- **Problem statement**
Filter these entries, keeping only lines that hold the word "with".
----
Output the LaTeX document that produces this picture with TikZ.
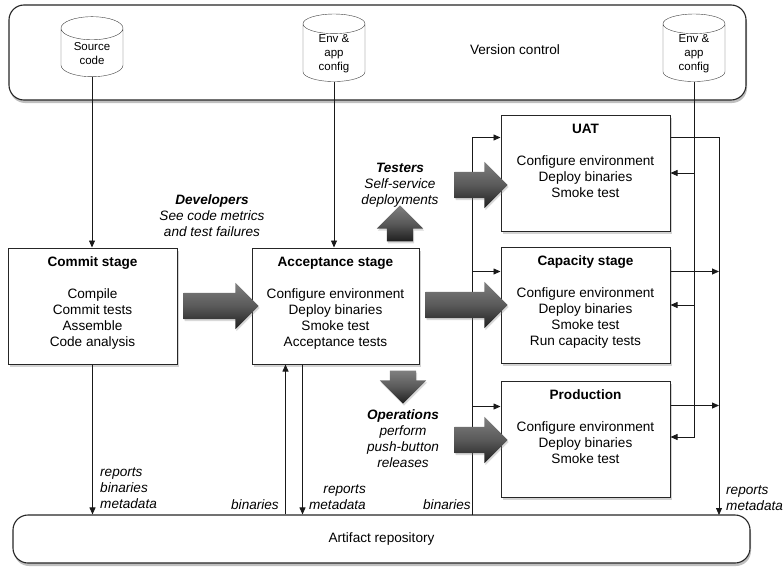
\documentclass[tikz,border=0pt]{standalone}
\usepackage{fontspec}
\setmainfont{Liberation Sans}
\usetikzlibrary{shapes.geometric,shapes.arrows,shadows,arrows.meta,calc}

\newcommand{\stagetext}[3][156pt]{\parbox[c][98pt][t]{#1}{\centering\textbf{#2}\\[16pt]#3}}

\begin{document}
\begin{tikzpicture}[x=1pt,y=-1pt,
    every node/.style={font=\fontsize{13.6}{16}\selectfont},
    stage/.style={draw=black!85, line width=1pt, fill=white, inner xsep=5pt, inner ysep=9pt,
        minimum width=169pt, drop shadow={opacity=0.35, shadow xshift=2pt, shadow yshift=-3pt}},
    store/.style={draw=black!85, line width=1.1pt, fill=white, rounded corners=15pt, inner sep=0pt,
        drop shadow={opacity=0.5, shadow xshift=1pt, shadow yshift=-3pt}},
    repo/.style={cylinder, shape border rotate=90, aspect=0.6, draw=black!75, fill=white,
        minimum width=62pt, minimum height=60pt, inner sep=1pt, align=center,
        font=\fontsize{11.5}{14}\selectfont},
    flow/.style={-{Triangle[length=7pt,width=6pt]}, black!90, line width=0.8pt},
    fatarrow/.style={single arrow, single arrow head extend=10pt, single arrow head indent=0pt,
        inner xsep=0pt, inner ysep=13pt, top color=black!50, bottom color=black!88,
        middle color=black!65, drop shadow={opacity=0.3, shadow xshift=1pt, shadow yshift=-2pt}},
    note/.style={font=\fontsize{13.6}{16}\selectfont\itshape, inner sep=0pt}]
\useasboundingbox (0,0) rectangle (784,578);

\node[store, minimum width=737pt, minimum height=95pt] (vc) at (377.5,52.5) {};
\node (vctext) at (515,50) {Version control};
\node[repo] (src) at (92,54) {Source\\code};
\node[repo] (cfga) at (334,54) {Env \&\\app\\config};
\node[repo] (cfgb) at (694,54) {Env \&\\app\\config};
\node[store, minimum width=737pt, minimum height=48pt] (artifact) at (381.5,539) {Artifact repository};

\node[stage] (commit) at (92.5,306) {\stagetext{Commit stage}{Compile\\Commit tests\\Assemble\\Code analysis}};
\node[stage, minimum width=167pt] (accept) at (335.5,306) {\stagetext{Acceptance stage}{Configure environment\\Deploy binaries\\Smoke test\\Acceptance tests}};
\node[stage] (uat) at (585.5,173) {\stagetext{UAT}{Configure environment\\Deploy binaries\\Smoke test}};
\node[stage] (capacity) at (585.5,305) {\stagetext{Capacity stage}{Configure environment\\Deploy binaries\\Smoke test\\Run capacity tests}};
\node[stage] (prod) at (585.5,439) {\stagetext{Production}{Configure environment\\Deploy binaries\\Smoke test}};

\node[note, align=center] (devnote) at (212,216) {\textbf{Developers}\\See code metrics\\and test failures};
\node[note, align=center] (testnote) at (400,185) {\textbf{Testers}\\Self-service\\deployments};
\node[note, align=center] (opsnote) at (403,439) {\textbf{Operations}\\perform\\push-button\\releases};
\node[note, align=left, anchor=west] (commitnote) at (100,488) {reports\\binaries\\metadata};
\node[note, anchor=east] (accbinnote) at (279,505) {binaries};
\node[note, align=right, anchor=east] (accrepnote) at (366,497.5) {reports\\metadata};
\node[note, anchor=east] (stagebinnote) at (471,505) {binaries};
\node[note, align=left, anchor=west] (stagerepnote) at (726,498) {reports\\metadata};

\coordinate (binfoot) at (472,515);
\coordinate (rptfoot) at (719,515);
\coordinate (uatin) at ([yshift=-23pt]uat.north west);
\coordinate (capin) at ([yshift=-25pt]capacity.north west);
\coordinate (prodin) at ([yshift=-26pt]prod.north west);
\coordinate (uatout) at ([yshift=-23pt]uat.north east);
\coordinate (capout) at ([yshift=-25pt]capacity.north east);
\coordinate (prodout) at ([yshift=-25pt]prod.north east);
\coordinate (accbin) at ([xshift=-50pt]accept.south);
\coordinate (accrep) at ([xshift=-33pt]accept.south);

\draw[flow] (src.south) -- (src.south |- commit.north);
\draw[flow] (cfga.south) -- (cfga.south |- accept.north);
\draw[flow] (cfgb.south) |- ([yshift=2pt]prod.east);
\draw[flow] (cfgb.south |- uat.east) -- (uat.east);
\draw[flow] (cfgb.south |- capacity.east) -- (capacity.east);
\draw[flow] (uatout) -| (rptfoot);
\draw[flow] (capout) -- (capout -| rptfoot);
\draw[flow] (prodout) -- (prodout -| rptfoot);
\draw[flow] (binfoot) |- (uatin);
\draw[flow] (capin -| binfoot) -- (capin);
\draw[flow] (prodin -| binfoot) -- (prodin);
\draw[flow] (commit.south) -- (commit.south |- artifact.north);
\draw[flow] (accbin |- artifact.north) -- (accbin);
\draw[flow] (accrep) -- (accrep |- artifact.north);

\node[fatarrow, minimum height=75pt] (devarrow) at ($(commit.east)!0.5!(accept.west)$) {};
\node[fatarrow, minimum height=82pt] (capacityarrow) at (460,305) {};
\node[fatarrow, minimum height=53pt] (testarrow) at (474.5,185) {};
\node[fatarrow, minimum height=53pt] (opsarrow) at (474.5,440) {};
\node[fatarrow, minimum height=36pt, rotate=90] (uparrow) at (400,230) {};
\node[fatarrow, minimum height=33pt, rotate=-90] (downarrow) at (403,380.5) {};
\end{tikzpicture}
\end{document}
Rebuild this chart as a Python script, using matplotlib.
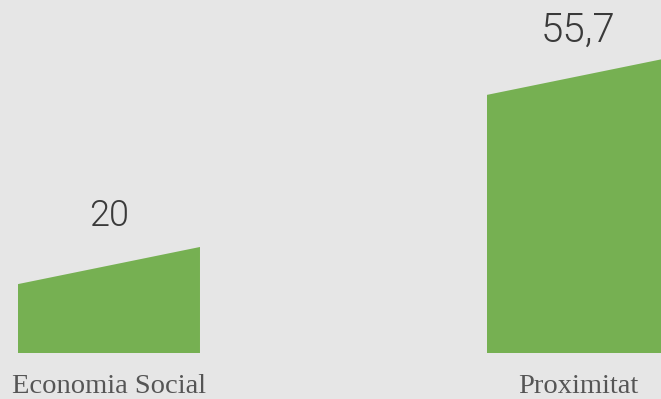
import matplotlib
matplotlib.use('Agg')
import matplotlib.pyplot as plt
from matplotlib.patches import Polygon

# data
categories = ['Economia Social', 'Proximitat']
values = [20, 55.7]
value_labels = ['20', '55,7']

# style
BG = '#e6e6e6'
GREEN = '#76b052'
BAR_WIDTH = 0.388
SLANT = 7.0  # left edge sits this much lower than the right edge

fig = plt.figure(figsize=(6.61, 3.99), dpi=100, facecolor=BG)
ax = fig.add_axes([0, 0, 1, 1])
ax.set_facecolor(BG)

for i, (cat, val, lab) in enumerate(zip(categories, values, value_labels)):
    x0 = i - BAR_WIDTH / 2
    x1 = i + BAR_WIDTH / 2
    poly = Polygon([(x0, 0), (x1, 0), (x1, val), (x0, val - SLANT)],
                   closed=True, facecolor=GREEN, edgecolor='none')
    ax.add_patch(poly)
    ax.annotate(lab, (i, val - SLANT / 2), xytext=(0, [36, 33][i]), textcoords='offset points',
                ha='center', va='center', fontsize=[26, 29][i],
                family='Roboto', fontweight=300, color='#3a3a3a')
    ax.annotate(cat, (i, 0), xytext=(0, -29), textcoords='offset points',
                ha='center', va='baseline', fontsize=20.5,
                family='Liberation Serif', color='#555555')

ax.set_xlim(-0.2324, 1.177)
ax.set_ylim(-8.68, 66.6)
ax.axis('off')

fig.savefig('out.png', dpi=100, facecolor=BG)
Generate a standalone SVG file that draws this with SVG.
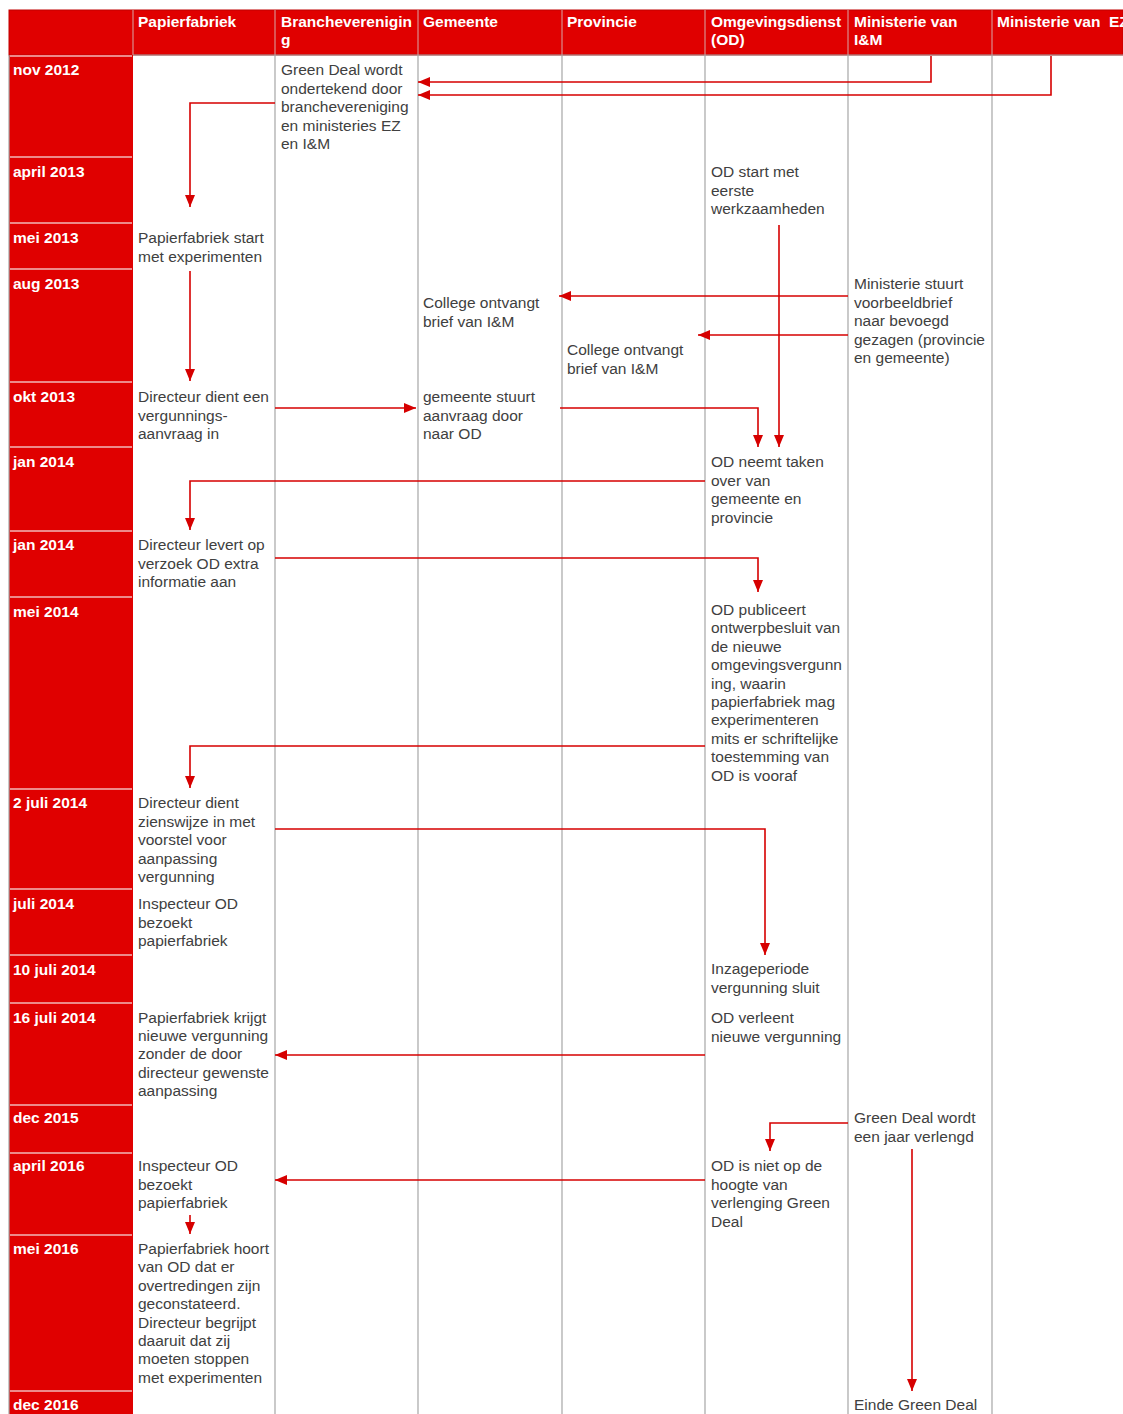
<svg xmlns="http://www.w3.org/2000/svg" width="1123" height="1414" viewBox="0 0 1123 1414">
<defs>
<style>
.h{font-family:"Liberation Sans",Arial,sans-serif;font-size:15.5px;font-weight:bold;fill:#fff}
.d{font-family:"Liberation Sans",Arial,sans-serif;font-size:15.5px;font-weight:bold;fill:#fff}
.t{font-family:"Liberation Sans",Arial,sans-serif;font-size:15.5px;fill:#404040}
.g{stroke:#a6a6a6;stroke-width:1.2}
.s{stroke:#f2b8b8;stroke-width:1.5}
.hs{stroke:#d8a8a8;stroke-width:1}
.c{stroke:#d60000;stroke-width:1.6;fill:none;marker-end:url(#a)}
</style>
<marker id="a" markerUnits="userSpaceOnUse" markerWidth="12" markerHeight="10" refX="12" refY="5" orient="auto">
<path d="M0,0 L12,5 L0,10 z" fill="#d60000"/>
</marker>
</defs>
<rect x="0" y="0" width="1123" height="1414" fill="#fff"/>
<g id="grid">
<rect x="9" y="10" width="1114" height="45" fill="#e00000" stroke="#c00000" stroke-width="1"/>
<rect x="9" y="55" width="124" height="1359" fill="#e00000"/>
<line class="hs" x1="133" y1="10" x2="133" y2="55"/>
<line class="hs" x1="275" y1="10" x2="275" y2="55"/>
<line class="hs" x1="418" y1="10" x2="418" y2="55"/>
<line class="hs" x1="562" y1="10" x2="562" y2="55"/>
<line class="hs" x1="705" y1="10" x2="705" y2="55"/>
<line class="hs" x1="848" y1="10" x2="848" y2="55"/>
<line class="hs" x1="992" y1="10" x2="992" y2="55"/>
<line class="g" x1="9" y1="55" x2="9" y2="1414"/>
<line class="g" x1="275" y1="55" x2="275" y2="1414"/>
<line class="g" x1="418" y1="55" x2="418" y2="1414"/>
<line class="g" x1="562" y1="55" x2="562" y2="1414"/>
<line class="g" x1="705" y1="55" x2="705" y2="1414"/>
<line class="g" x1="848" y1="55" x2="848" y2="1414"/>
<line class="g" x1="992" y1="55" x2="992" y2="1414"/>
<line class="g" x1="133" y1="55" x2="1123" y2="55"/>
<g>
<line class="s" x1="10" y1="56" x2="132" y2="56"/>
<line class="s" x1="10" y1="157" x2="132" y2="157"/>
<line class="s" x1="10" y1="223" x2="132" y2="223"/>
<line class="s" x1="10" y1="269" x2="132" y2="269"/>
<line class="s" x1="10" y1="382" x2="132" y2="382"/>
<line class="s" x1="10" y1="447" x2="132" y2="447"/>
<line class="s" x1="10" y1="531" x2="132" y2="531"/>
<line class="s" x1="10" y1="597" x2="132" y2="597"/>
<line class="s" x1="10" y1="789" x2="132" y2="789"/>
<line class="s" x1="10" y1="889" x2="132" y2="889"/>
<line class="s" x1="10" y1="955" x2="132" y2="955"/>
<line class="s" x1="10" y1="1003" x2="132" y2="1003"/>
<line class="s" x1="10" y1="1105" x2="132" y2="1105"/>
<line class="s" x1="10" y1="1153" x2="132" y2="1153"/>
<line class="s" x1="10" y1="1235" x2="132" y2="1235"/>
<line class="s" x1="10" y1="1391" x2="132" y2="1391"/>
</g>
</g>
<g id="header">
<text class="h" x="138" y="27">Papierfabriek</text>
<text class="h" x="281" y="27">Brancheverenigin<tspan x="281" y="45">g</tspan></text>
<text class="h" x="423" y="27">Gemeente</text>
<text class="h" x="567" y="27">Provincie</text>
<text class="h" x="711" y="27">Omgevingsdienst<tspan x="711" y="45">(OD)</tspan></text>
<text class="h" x="854" y="27">Ministerie van<tspan x="854" y="45">I&amp;M</tspan></text>
<text class="h" x="997" y="27" xml:space="preserve">Ministerie van  EZ</text>
</g>
<g id="dates">
<text class="d" x="13" y="75">nov 2012</text>
<text class="d" x="13" y="177">april 2013</text>
<text class="d" x="13" y="243">mei 2013</text>
<text class="d" x="13" y="289">aug 2013</text>
<text class="d" x="13" y="402">okt 2013</text>
<text class="d" x="13" y="467">jan 2014</text>
<text class="d" x="13" y="550">jan 2014</text>
<text class="d" x="13" y="617">mei 2014</text>
<text class="d" x="13" y="808">2 juli 2014</text>
<text class="d" x="13" y="909">juli 2014</text>
<text class="d" x="13" y="975">10 juli 2014</text>
<text class="d" x="13" y="1023">16 juli 2014</text>
<text class="d" x="13" y="1123">dec 2015</text>
<text class="d" x="13" y="1171">april 2016</text>
<text class="d" x="13" y="1254">mei 2016</text>
<text class="d" x="13" y="1410">dec 2016</text>
</g>
<g id="n1"><text class="t" x="281" y="75">Green Deal wordt<tspan x="281" dy="18.5">ondertekend door</tspan><tspan x="281" dy="18.5">branchevereniging</tspan><tspan x="281" dy="18.5">en ministeries EZ</tspan><tspan x="281" dy="18.5">en I&amp;M</tspan></text></g>
<g id="n2"><text class="t" x="711" y="177">OD start met<tspan x="711" dy="18.5">eerste</tspan><tspan x="711" dy="18.5">werkzaamheden</tspan></text></g>
<g id="n3"><text class="t" x="138" y="243">Papierfabriek start<tspan x="138" dy="18.5">met experimenten</tspan></text></g>
<g id="n4"><text class="t" x="423" y="308">College ontvangt<tspan x="423" dy="18.5">brief van I&amp;M</tspan></text></g>
<g id="n5"><text class="t" x="567" y="355">College ontvangt<tspan x="567" dy="18.5">brief van I&amp;M</tspan></text></g>
<g id="n6"><text class="t" x="854" y="289">Ministerie stuurt<tspan x="854" dy="18.5">voorbeeldbrief</tspan><tspan x="854" dy="18.5">naar bevoegd</tspan><tspan x="854" dy="18.5">gezagen (provincie</tspan><tspan x="854" dy="18.5">en gemeente)</tspan></text></g>
<g id="n7"><text class="t" x="138" y="402">Directeur dient een<tspan x="138" dy="18.5">vergunnings-</tspan><tspan x="138" dy="18.5">aanvraag in</tspan></text></g>
<g id="n8"><text class="t" x="423" y="402">gemeente stuurt<tspan x="423" dy="18.5">aanvraag door</tspan><tspan x="423" dy="18.5">naar OD</tspan></text></g>
<g id="n9"><text class="t" x="711" y="467">OD neemt taken<tspan x="711" dy="18.5">over van</tspan><tspan x="711" dy="18.5">gemeente en</tspan><tspan x="711" dy="18.5">provincie</tspan></text></g>
<g id="n10"><text class="t" x="138" y="550">Directeur levert op<tspan x="138" dy="18.5">verzoek OD extra</tspan><tspan x="138" dy="18.5">informatie aan</tspan></text></g>
<g id="n11"><text class="t" x="711" y="615">OD publiceert<tspan x="711" dy="18.4">ontwerpbesluit van</tspan><tspan x="711" dy="18.4">de nieuwe</tspan><tspan x="711" dy="18.4">omgevingsvergunn</tspan><tspan x="711" dy="18.4">ing, waarin</tspan><tspan x="711" dy="18.4">papierfabriek mag</tspan><tspan x="711" dy="18.4">experimenteren</tspan><tspan x="711" dy="18.4">mits er schriftelijke</tspan><tspan x="711" dy="18.4">toestemming van</tspan><tspan x="711" dy="18.4">OD is vooraf</tspan></text></g>
<g id="n12"><text class="t" x="138" y="808">Directeur dient<tspan x="138" dy="18.5">zienswijze in met</tspan><tspan x="138" dy="18.5">voorstel voor</tspan><tspan x="138" dy="18.5">aanpassing</tspan><tspan x="138" dy="18.5">vergunning</tspan></text></g>
<g id="n13"><text class="t" x="138" y="909">Inspecteur OD<tspan x="138" dy="18.5">bezoekt</tspan><tspan x="138" dy="18.5">papierfabriek</tspan></text></g>
<g id="n14"><text class="t" x="711" y="974">Inzageperiode<tspan x="711" dy="18.5">vergunning sluit</tspan></text></g>
<g id="n15"><text class="t" x="138" y="1023">Papierfabriek krijgt<tspan x="138" dy="18.2">nieuwe vergunning</tspan><tspan x="138" dy="18.2">zonder de door</tspan><tspan x="138" dy="18.2">directeur gewenste</tspan><tspan x="138" dy="18.2">aanpassing</tspan></text></g>
<g id="n16"><text class="t" x="711" y="1023">OD verleent<tspan x="711" dy="18.5">nieuwe vergunning</tspan></text></g>
<g id="n17"><text class="t" x="854" y="1123">Green Deal wordt<tspan x="854" dy="18.5">een jaar verlengd</tspan></text></g>
<g id="n18"><text class="t" x="138" y="1171">Inspecteur OD<tspan x="138" dy="18.5">bezoekt</tspan><tspan x="138" dy="18.5">papierfabriek</tspan></text></g>
<g id="n19"><text class="t" x="711" y="1171">OD is niet op de<tspan x="711" dy="18.5">hoogte van</tspan><tspan x="711" dy="18.5">verlenging Green</tspan><tspan x="711" dy="18.5">Deal</tspan></text></g>
<g id="n20"><text class="t" x="138" y="1254">Papierfabriek hoort<tspan x="138" dy="18.4">van OD dat er</tspan><tspan x="138" dy="18.4">overtredingen zijn</tspan><tspan x="138" dy="18.4">geconstateerd.</tspan><tspan x="138" dy="18.4">Directeur begrijpt</tspan><tspan x="138" dy="18.4">daaruit dat zij</tspan><tspan x="138" dy="18.4">moeten stoppen</tspan><tspan x="138" dy="18.4">met experimenten</tspan></text></g>
<g id="n21"><text class="t" x="854" y="1410">Einde Green Deal</text></g>
<g id="connectors">
<path class="c" d="M931,56 V82 H418"/>
<path class="c" d="M1051,56 V95 H418"/>
<path class="c" d="M275,103 H190 V207"/>
<path class="c" d="M190,271 V381"/>
<path class="c" d="M848,296 H559"/>
<path class="c" d="M848,335 H698"/>
<path class="c" d="M779,225 V447"/>
<path class="c" d="M275,408 H416"/>
<path class="c" d="M560,408 H758 V447"/>
<path class="c" d="M705,481 H190 V530"/>
<path class="c" d="M275,558 H758 V592"/>
<path class="c" d="M705,746 H190 V788"/>
<path class="c" d="M275,829 H765 V955"/>
<path class="c" d="M705,1055 H275"/>
<path class="c" d="M848,1123 H770 V1151"/>
<path class="c" d="M705,1180 H275"/>
<path class="c" d="M190,1215 V1234"/>
<path class="c" d="M912,1149 V1391"/>
</g>
</svg>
----
- **Response to this task**
Output the LaTeX document that produces this picture with TikZ.
Generate a standalone SVG file that draws this with SVG.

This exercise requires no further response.